Exercise aim |
Hand back each line, unchanged, from the top down to the line where "from matplotlib.transforms import" sits.

Source data |
_____
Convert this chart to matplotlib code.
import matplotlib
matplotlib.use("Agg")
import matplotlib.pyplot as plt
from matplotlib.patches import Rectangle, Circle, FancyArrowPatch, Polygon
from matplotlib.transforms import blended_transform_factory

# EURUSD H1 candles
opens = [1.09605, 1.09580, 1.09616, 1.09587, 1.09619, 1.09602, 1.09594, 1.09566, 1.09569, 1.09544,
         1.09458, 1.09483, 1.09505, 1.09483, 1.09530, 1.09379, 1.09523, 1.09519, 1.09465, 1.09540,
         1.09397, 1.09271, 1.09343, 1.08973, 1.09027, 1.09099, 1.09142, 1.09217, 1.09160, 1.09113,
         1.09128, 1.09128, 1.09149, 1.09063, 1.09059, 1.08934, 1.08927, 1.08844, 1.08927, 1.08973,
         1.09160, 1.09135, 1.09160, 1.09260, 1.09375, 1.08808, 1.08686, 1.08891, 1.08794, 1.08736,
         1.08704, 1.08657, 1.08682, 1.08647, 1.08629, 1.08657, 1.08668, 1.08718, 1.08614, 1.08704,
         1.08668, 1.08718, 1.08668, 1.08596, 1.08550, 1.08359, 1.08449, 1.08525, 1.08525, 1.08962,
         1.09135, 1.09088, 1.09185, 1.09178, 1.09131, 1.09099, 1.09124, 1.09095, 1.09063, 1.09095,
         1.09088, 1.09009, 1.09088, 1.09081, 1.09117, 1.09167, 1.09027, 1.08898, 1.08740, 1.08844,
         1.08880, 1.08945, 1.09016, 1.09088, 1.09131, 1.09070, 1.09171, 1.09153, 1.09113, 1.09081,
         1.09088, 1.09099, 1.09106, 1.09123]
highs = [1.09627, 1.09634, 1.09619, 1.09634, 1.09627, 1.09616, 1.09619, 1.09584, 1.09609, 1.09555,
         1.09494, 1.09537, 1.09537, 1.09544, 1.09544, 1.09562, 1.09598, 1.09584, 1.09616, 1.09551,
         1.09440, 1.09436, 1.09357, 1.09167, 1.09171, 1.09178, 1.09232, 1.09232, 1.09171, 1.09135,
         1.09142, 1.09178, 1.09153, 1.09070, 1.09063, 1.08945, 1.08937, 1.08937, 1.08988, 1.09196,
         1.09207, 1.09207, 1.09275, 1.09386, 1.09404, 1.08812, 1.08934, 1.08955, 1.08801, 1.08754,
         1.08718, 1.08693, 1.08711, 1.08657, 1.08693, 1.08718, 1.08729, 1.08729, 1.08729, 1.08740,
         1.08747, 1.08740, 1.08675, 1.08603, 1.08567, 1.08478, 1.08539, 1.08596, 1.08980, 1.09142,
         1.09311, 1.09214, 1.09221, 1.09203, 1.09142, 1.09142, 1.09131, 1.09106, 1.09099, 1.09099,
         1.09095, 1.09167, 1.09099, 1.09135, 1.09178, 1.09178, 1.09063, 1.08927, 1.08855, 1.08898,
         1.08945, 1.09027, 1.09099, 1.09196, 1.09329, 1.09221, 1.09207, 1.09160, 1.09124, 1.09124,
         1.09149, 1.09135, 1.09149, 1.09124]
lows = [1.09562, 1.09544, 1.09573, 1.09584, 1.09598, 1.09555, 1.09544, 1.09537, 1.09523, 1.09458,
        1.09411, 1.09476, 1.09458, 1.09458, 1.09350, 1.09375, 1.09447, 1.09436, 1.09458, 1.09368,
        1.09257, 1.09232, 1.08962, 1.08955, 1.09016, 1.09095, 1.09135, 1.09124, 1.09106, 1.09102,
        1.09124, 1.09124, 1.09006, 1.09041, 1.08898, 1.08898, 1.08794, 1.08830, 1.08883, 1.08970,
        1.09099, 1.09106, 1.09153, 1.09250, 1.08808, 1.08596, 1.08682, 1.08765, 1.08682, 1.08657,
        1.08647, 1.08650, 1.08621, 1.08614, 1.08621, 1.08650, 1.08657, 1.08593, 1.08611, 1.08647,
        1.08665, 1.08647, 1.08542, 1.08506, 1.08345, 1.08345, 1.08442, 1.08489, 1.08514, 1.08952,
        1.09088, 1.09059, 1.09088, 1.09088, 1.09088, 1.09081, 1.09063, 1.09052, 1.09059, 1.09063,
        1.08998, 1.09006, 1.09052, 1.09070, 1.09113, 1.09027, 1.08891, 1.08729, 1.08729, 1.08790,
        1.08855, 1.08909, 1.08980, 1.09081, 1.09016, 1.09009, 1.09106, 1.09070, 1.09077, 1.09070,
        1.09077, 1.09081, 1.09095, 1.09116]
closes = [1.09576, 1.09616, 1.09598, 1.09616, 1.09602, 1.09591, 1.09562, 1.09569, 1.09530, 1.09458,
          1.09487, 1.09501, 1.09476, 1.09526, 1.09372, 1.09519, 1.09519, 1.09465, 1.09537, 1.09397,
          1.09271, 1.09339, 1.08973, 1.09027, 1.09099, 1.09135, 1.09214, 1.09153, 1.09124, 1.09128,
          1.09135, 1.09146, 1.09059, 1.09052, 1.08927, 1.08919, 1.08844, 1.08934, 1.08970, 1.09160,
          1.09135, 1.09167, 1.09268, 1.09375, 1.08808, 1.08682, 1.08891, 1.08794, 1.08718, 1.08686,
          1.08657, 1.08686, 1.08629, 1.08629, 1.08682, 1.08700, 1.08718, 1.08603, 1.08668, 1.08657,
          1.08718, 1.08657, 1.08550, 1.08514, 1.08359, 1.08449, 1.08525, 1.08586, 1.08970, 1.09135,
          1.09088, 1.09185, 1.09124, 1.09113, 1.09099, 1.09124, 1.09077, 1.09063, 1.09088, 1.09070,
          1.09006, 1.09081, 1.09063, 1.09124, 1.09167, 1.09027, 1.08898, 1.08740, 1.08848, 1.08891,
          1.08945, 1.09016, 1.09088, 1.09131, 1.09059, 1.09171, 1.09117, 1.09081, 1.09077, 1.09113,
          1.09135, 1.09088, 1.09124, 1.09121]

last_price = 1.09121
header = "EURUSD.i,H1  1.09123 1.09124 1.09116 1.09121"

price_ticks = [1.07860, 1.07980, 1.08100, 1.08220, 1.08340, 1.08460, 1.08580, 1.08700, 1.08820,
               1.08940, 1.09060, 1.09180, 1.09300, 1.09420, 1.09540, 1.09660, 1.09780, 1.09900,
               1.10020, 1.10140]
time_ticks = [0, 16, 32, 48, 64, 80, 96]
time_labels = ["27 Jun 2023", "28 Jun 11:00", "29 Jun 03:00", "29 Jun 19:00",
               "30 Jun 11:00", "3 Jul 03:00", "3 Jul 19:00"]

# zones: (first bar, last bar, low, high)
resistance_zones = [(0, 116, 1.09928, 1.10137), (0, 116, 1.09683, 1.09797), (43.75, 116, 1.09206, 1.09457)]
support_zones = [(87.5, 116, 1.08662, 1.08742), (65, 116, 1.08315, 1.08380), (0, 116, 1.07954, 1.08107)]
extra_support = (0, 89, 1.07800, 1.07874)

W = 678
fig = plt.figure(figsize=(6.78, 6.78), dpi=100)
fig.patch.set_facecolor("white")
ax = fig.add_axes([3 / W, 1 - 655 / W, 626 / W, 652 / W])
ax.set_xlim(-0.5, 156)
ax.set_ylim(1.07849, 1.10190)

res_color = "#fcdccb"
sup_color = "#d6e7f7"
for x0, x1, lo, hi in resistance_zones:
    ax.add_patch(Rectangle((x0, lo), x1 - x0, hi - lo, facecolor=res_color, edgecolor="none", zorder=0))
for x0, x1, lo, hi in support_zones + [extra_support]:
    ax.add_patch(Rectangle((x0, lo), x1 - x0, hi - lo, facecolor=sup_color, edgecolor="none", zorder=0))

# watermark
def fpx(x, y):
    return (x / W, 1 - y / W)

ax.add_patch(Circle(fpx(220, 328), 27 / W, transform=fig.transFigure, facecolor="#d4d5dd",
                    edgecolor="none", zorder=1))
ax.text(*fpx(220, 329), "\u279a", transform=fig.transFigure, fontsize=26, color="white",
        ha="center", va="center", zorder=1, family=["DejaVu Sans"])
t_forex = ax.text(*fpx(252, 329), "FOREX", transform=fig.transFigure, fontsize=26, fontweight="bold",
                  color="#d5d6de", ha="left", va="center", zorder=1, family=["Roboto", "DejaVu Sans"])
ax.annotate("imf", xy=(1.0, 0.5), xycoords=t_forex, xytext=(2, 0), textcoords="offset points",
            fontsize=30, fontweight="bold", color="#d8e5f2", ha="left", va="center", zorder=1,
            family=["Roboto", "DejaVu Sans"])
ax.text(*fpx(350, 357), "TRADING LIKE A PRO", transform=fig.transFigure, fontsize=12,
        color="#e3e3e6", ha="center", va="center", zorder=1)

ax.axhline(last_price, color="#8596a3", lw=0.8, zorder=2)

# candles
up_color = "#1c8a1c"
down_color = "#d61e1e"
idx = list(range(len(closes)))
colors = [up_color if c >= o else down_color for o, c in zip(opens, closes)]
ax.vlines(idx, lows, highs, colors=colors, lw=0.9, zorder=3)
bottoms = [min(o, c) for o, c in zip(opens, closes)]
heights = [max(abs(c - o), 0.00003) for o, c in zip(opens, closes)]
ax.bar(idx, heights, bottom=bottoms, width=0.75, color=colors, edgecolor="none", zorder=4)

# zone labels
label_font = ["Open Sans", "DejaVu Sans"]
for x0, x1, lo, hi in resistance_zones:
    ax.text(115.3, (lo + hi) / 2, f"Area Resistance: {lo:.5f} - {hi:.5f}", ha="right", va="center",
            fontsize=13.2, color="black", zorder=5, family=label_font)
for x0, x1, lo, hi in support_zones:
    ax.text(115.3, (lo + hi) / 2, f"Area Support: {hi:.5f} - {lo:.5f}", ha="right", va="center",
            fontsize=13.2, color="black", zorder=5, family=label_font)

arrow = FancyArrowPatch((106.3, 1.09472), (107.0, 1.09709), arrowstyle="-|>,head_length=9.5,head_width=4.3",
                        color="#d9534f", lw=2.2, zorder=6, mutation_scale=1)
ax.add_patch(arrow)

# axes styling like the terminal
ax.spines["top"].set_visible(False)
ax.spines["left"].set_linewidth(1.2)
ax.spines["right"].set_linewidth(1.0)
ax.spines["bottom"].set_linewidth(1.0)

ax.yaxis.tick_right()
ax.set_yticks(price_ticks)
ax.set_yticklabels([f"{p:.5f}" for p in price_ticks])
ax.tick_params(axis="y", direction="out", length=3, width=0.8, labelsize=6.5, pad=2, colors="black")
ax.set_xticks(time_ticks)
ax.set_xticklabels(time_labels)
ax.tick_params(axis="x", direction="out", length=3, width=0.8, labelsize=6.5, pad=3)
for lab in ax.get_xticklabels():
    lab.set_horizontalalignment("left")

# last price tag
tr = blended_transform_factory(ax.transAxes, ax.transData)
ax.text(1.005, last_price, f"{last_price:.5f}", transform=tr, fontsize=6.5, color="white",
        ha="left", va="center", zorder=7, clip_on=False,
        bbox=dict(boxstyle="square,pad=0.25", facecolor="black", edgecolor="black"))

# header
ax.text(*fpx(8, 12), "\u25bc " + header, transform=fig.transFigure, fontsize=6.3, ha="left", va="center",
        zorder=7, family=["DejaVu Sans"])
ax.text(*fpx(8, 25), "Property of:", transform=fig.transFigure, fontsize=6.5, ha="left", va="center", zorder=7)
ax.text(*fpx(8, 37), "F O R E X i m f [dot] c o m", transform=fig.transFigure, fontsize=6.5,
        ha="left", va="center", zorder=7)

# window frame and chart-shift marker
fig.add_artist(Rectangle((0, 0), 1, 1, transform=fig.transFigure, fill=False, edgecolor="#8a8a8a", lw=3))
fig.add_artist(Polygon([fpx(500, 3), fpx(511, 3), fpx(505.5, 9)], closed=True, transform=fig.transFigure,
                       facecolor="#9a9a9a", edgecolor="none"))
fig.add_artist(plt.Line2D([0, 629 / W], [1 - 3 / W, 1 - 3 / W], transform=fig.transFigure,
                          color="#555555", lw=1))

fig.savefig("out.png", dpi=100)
_____
Right answer |
Convert this chart to matplotlib code.
import matplotlib
matplotlib.use("Agg")
import matplotlib.pyplot as plt
from matplotlib.patches import Rectangle, Circle, FancyArrowPatch, Polygon
from matplotlib.transforms import blended_transform_factory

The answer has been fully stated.